Esta petição nos ensina a viver dia a dia. Proíbe a preocupação ansiosa que é tão característica da vida que não aprendeu a confiar em Deus.

(3) Por implicação, esta cláusula do Pai Nosso dá a Deus o lugar que lhe corresponde. Admite que de Deus é de quem recebemos o alimento necessário para manter a vida. Ninguém jamais conseguiu criar uma semente e fazê-la crescer. O cientista pode analisar a semente em suas partes constituintes, mas nenhuma semente sintética conseguirá germinar jamais. Todas as coisas vivas provêm de Deus. O alimento que consumimos é um dom direto de Deus.

(4) Esta petição nos recorda, de maneira extremamente sábia, como opera a oração. Se alguém proferisse esta oração, e depois ficasse sentado esperando que o pão lhe caísse do céu, certamente morreria de fome. A oração e o trabalho devem ir de mãos dadas, que quando oramos devemos nos pôr a trabalhar para que nossas orações se tornem realidade. É certo que a semente viva é um dom de Deus, mas também o é que o homem deve semeá-la e cultivá-la.

Dick Sheppard contava freqüentemente certa história, muito cara a seu coração. Havia um homem que tinha um campo. Com enorme trabalho, havia limpado as pedras de uma parcela desse campo, e a tinha limpo de sujeiras, até que, semeando e cuidando a terra, conseguiu ter um belo jardim e um pomar. Um amigo dele, pessoa piedosa em extremo, disse-lhe um dia: "É maravilhoso o que Deus pode fazer em uma parcela de terra como esta, não é certo?" "Sim", disse o homem que tinha trabalhado tanto, "mas teria que ter visto esta parcela quando Deus fazia o trabalho sozinho."

A generosidade de Deus e o trabalho humano devem combinar-se. Quando dizemos as palavras desta petição estamos reconhecendo duas verdades fundamentais: que sem Deus não podemos fazer nada, e que sem nosso esforço e cooperação Deus não pode fazer nada por nós.

(5) Deve notar-se que Jesus não nos ensina a dizer "o pão meu de cada dia me dá hoje". Nossa oração deve ser: "o pão nosso de cada dia nos dá hoje." O problema do mundo não é que não haja suficiente para que alcance para todos; há bastante e de sobra.

Nos Estados Unidos os celeiros transbordam de cereais. No Brasil se queimava café nas locomotivas, quando não se sabia o que fazer com os excedentes. O problema não é a produção do essencial para a vida, a mas a sua distribuição.
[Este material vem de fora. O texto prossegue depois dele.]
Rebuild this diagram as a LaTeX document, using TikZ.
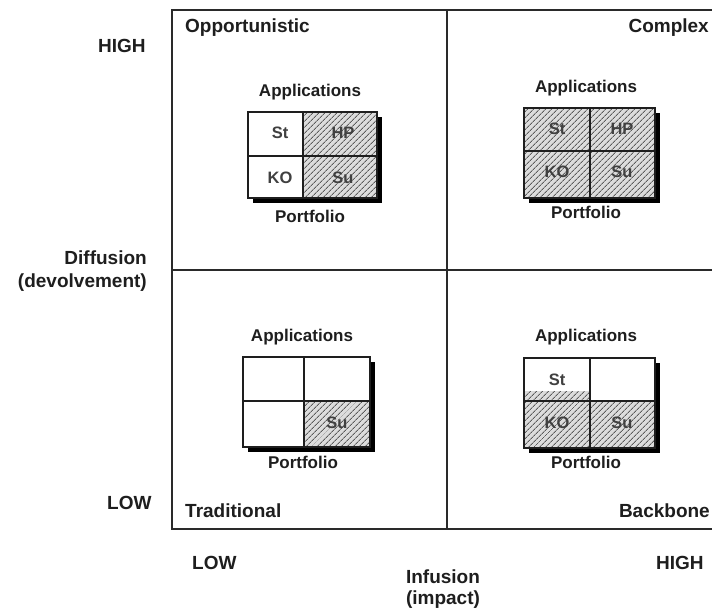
\documentclass[tikz,border=0pt]{standalone}
\usepackage{fontspec}
\setmainfont{Liberation Sans}
\usetikzlibrary{patterns.meta}
\definecolor{ink}{HTML}{1E1E1E}
\definecolor{rule}{HTML}{2A2A2A}
\definecolor{hatchbg}{HTML}{DCDCDC}
\definecolor{hatchfg}{HTML}{5C5C5C}
\begin{document}
\begin{tikzpicture}[x=1pt,y=-1pt,
  lbl/.style={font=\fontsize{19}{22}\selectfont\bfseries, text=ink, inner sep=0pt},
  small/.style={font=\fontsize{17}{20}\selectfont\bfseries, text=ink, inner sep=0pt},
  celltext/.style={font=\fontsize{16.5}{19}\selectfont\bfseries, text=ink!85, inner sep=0pt},
  frame/.style={draw=rule, line width=1.6pt},
  cellline/.style={draw=ink, line width=1.1pt},
  shadow/.style={fill=black},
  hatch/.style={preaction={fill=hatchbg}, pattern={Lines[angle=45,distance=4pt,line width=0.9pt]}, pattern color=hatchfg}]
\useasboundingbox (0,0) rectangle (712,614);
\fill[white] (0,0) rectangle (712,614);

% quadrant frame
\coordinate (tl) at (172,10);
\coordinate (tr) at (713,10);
\coordinate (bl) at (172,529);
\coordinate (br) at (713,529);
\coordinate (mt) at (447,10);
\coordinate (mb) at (447,529);
\coordinate (ml) at (172,270);
\coordinate (mr) at (713,270);
\draw[frame] (tr) -- (tl) -- (bl) -- (br);
\draw[frame] (mt) -- (mb);
\draw[frame] (ml) -- (mr);

% axis labels
\node[lbl, anchor=west] (yhigh) at (98,46) {HIGH};
\node[lbl, anchor=east] (ydiff) at (147,258) {Diffusion};
\node[lbl, anchor=east] (ydevo) at (147,283) {(devolvement)};
\node[lbl, anchor=west] (ylow) at (107,503) {LOW};
\node[lbl, anchor=west] (xlow) at (192,563) {LOW};
\node[lbl, anchor=west] (xhigh) at (656,563) {HIGH};
\node[lbl] (xinf) at (443,577) {Infusion};
\node[lbl] (ximp) at (443,600) {(impact)};

% quadrant names
\node[lbl, anchor=west] (qopp) at (185,28) {Opportunistic};
\node[lbl, anchor=east] (qcom) at (709,28) {Complex};
\node[lbl, anchor=west] (qtra) at (185,511) {Traditional};
\node[lbl, anchor=east] (qbac) at (710,511) {Backbone};

% --- Opportunistic portfolio
\fill[shadow] (253,117) rectangle (382,203);
\fill[white] (248,112) rectangle (377,198);
\fill[hatch] (303,112) rectangle (377,198);
\draw[cellline] (248,112) rectangle (377,198);
\draw[cellline] (303,112) -- (303,198);
\draw[cellline] (248,156) -- (377,156);
\node[small] (oapp) at (310,92) {Applications};
\node[small] (opor) at (310,216) {Portfolio};
\node[celltext] (ost) at (280,133) {St};
\node[celltext] (ohp) at (343,133) {HP};
\node[celltext] (oko) at (280,178) {KO};
\node[celltext] (osu) at (343,178) {Su};

% --- Complex portfolio
\fill[shadow] (529,113) rectangle (660,203);
\fill[hatch] (524,108) rectangle (655,198);
\draw[cellline] (524,108) rectangle (655,198);
\draw[cellline] (590,108) -- (590,198);
\draw[cellline] (524,151) -- (655,151);
\node[small] (capp) at (586,88) {Applications};
\node[small] (cpor) at (586,212) {Portfolio};
\node[celltext] (cst) at (557,129) {St};
\node[celltext] (chp) at (622,129) {HP};
\node[celltext] (cko) at (557,172) {KO};
\node[celltext] (csu) at (622,172) {Su};

% --- Traditional portfolio
\fill[shadow] (248,362) rectangle (375,452);
\fill[white] (243,357) rectangle (370,447);
\fill[hatch] (304,401) rectangle (370,447);
\draw[cellline] (243,357) rectangle (370,447);
\draw[cellline] (304,357) -- (304,447);
\draw[cellline] (243,401) -- (370,401);
\node[small] (tapp) at (302,337) {Applications};
\node[small] (tpor) at (303,462) {Portfolio};
\node[celltext] (tsu) at (337,423) {Su};

% --- Backbone portfolio
\fill[shadow] (529,363) rectangle (660,453);
\fill[white] (524,358) rectangle (655,448);
\fill[hatch] (524,401) rectangle (655,448);
\fill[hatch] (524,391) rectangle (590,401);
\draw[cellline] (524,358) rectangle (655,448);
\draw[cellline] (590,358) -- (590,448);
\draw[cellline] (524,401) -- (655,401);
\node[small] (bapp) at (586,337) {Applications};
\node[small] (bpor) at (586,462) {Portfolio};
\node[celltext] (bst) at (557,380) {St};
\node[celltext] (bko) at (557,423) {KO};
\node[celltext] (bsu) at (622,423) {Su};
\end{tikzpicture}
\end{document}
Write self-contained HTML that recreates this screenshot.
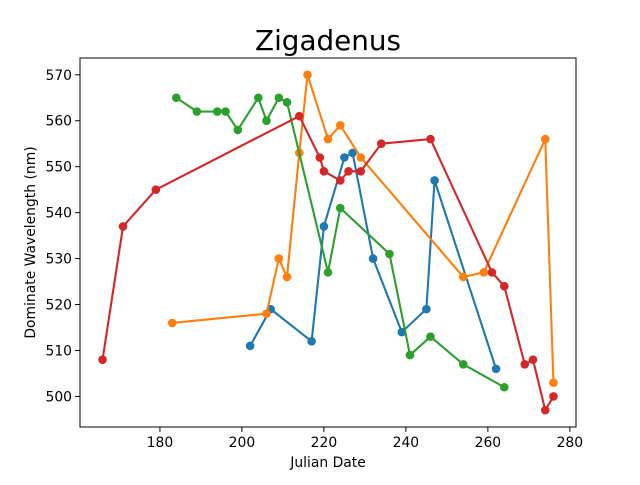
<!DOCTYPE html>
<html><head><meta charset="utf-8"><style>
body{margin:0;background:#fff;}
svg text{font-family:"DejaVu Sans","Liberation Sans",sans-serif;fill:#000;}
</style></head><body>
<svg id="chart" width="640" height="480" xmlns="http://www.w3.org/2000/svg">
<rect width="640" height="480" fill="#fff"/>
<text x="328" y="50" font-size="27.8" text-anchor="middle">Zigadenus</text>
<text x="328" y="467" font-size="13.9" text-anchor="middle">Julian Date</text>
<text transform="translate(35,242.5) rotate(-90)" font-size="13.9" text-anchor="middle">Dominate Wavelength (nm)</text>
<g id="plot"></g>
<rect x="80" y="58" width="496" height="369" fill="none" stroke="#000" stroke-width="1"/>
</svg>
<script>
const xTicks = [180, 200, 220, 240, 260, 280];
const yTicks = [500, 510, 520, 530, 540, 550, 560, 570];
const blueX = [202, 207, 217, 220, 225, 227, 232, 239, 245, 247, 262];
const blueY = [511, 519, 512, 537, 552, 553, 530, 514, 519, 547, 506];
const orangeX = [183, 206, 209, 211, 214, 216, 221, 224, 229, 254, 259, 274, 276];
const orangeY = [516, 518, 530, 526, 553, 570, 556, 559, 552, 526, 527, 556, 503];
const greenX = [184, 189, 194, 196, 199, 204, 206, 209, 211, 221, 224, 236, 241, 246, 254, 264];
const greenY = [565, 562, 562, 562, 558, 565, 560, 565, 564, 527, 541, 531, 509, 513, 507, 502];
const redX = [166, 171, 179, 214, 219, 220, 224, 226, 229, 234, 246, 261, 264, 269, 271, 274, 276];
const redY = [508, 537, 545, 561, 552, 549, 547, 549, 549, 555, 556, 527, 524, 507, 508, 497, 500];

const NS = "http://www.w3.org/2000/svg";
const L = 80, R = 576, T = 58, B = 427;
const xMin = 160.5, xMax = 281.5, yMin = 493.35, yMax = 573.65;
function sx(v){ return L + (v - xMin) / (xMax - xMin) * (R - L); }
function sy(v){ return B - (v - yMin) / (yMax - yMin) * (B - T); }
const g = document.getElementById('plot');
function mk(tag, attrs){ const e = document.createElementNS(NS, tag); for (const k in attrs) e.setAttribute(k, attrs[k]); g.appendChild(e); return e; }

xTicks.forEach(v => {
  const t = mk('line', {x1: sx(v), x2: sx(v), y1: B, y2: B + 4.9, stroke: '#000', 'stroke-width': 1});
  
  
  const tx = mk('text', {x: sx(v), y: B + 20, 'font-size': 13.9, 'text-anchor': 'middle'});
  tx.textContent = v;
  
  
});
yTicks.forEach(v => {
  const t = mk('line', {x1: L - 4.9, x2: L, y1: sy(v), y2: sy(v), stroke: '#000', 'stroke-width': 1});
  
  
  const tx = mk('text', {x: L - 8, y: sy(v) + 5, 'font-size': 13.9, 'text-anchor': 'end'});
  tx.textContent = v;
  
  
});

const series = [
  ['blue', blueX, blueY, '#1f77b4'],
  ['orange', orangeX, orangeY, '#ff7f0e'],
  ['green', greenX, greenY, '#2ca02c'],
  ['red', redX, redY, '#d62728']
];
series.forEach(([name, xs, ys, col]) => {
  const pts = xs.map((x, i) => sx(x) + ',' + sy(ys[i])).join(' ');
  const pl = mk('polyline', {points: pts, fill: 'none', stroke: col, 'stroke-width': 2.1, 'stroke-linejoin': 'round'});
  
  
  xs.forEach((x, i) => {
    const c = mk('circle', {cx: sx(x), cy: sy(ys[i]), r: 4.3, fill: col});
    
    
  });
});
</script>
</body></html>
Esta oração nos ensina a não ser egoístas em nossas orações. É uma oração que nós podemos cumprir em parte, colaborando com Deus, compartilhando o que nos sobra com aqueles que não têm. Esta oração não somente roga por que nós recebamos o que nos é necessário diariamente; também roga que sejamos capazes de compartilhar com outros o que recebemos.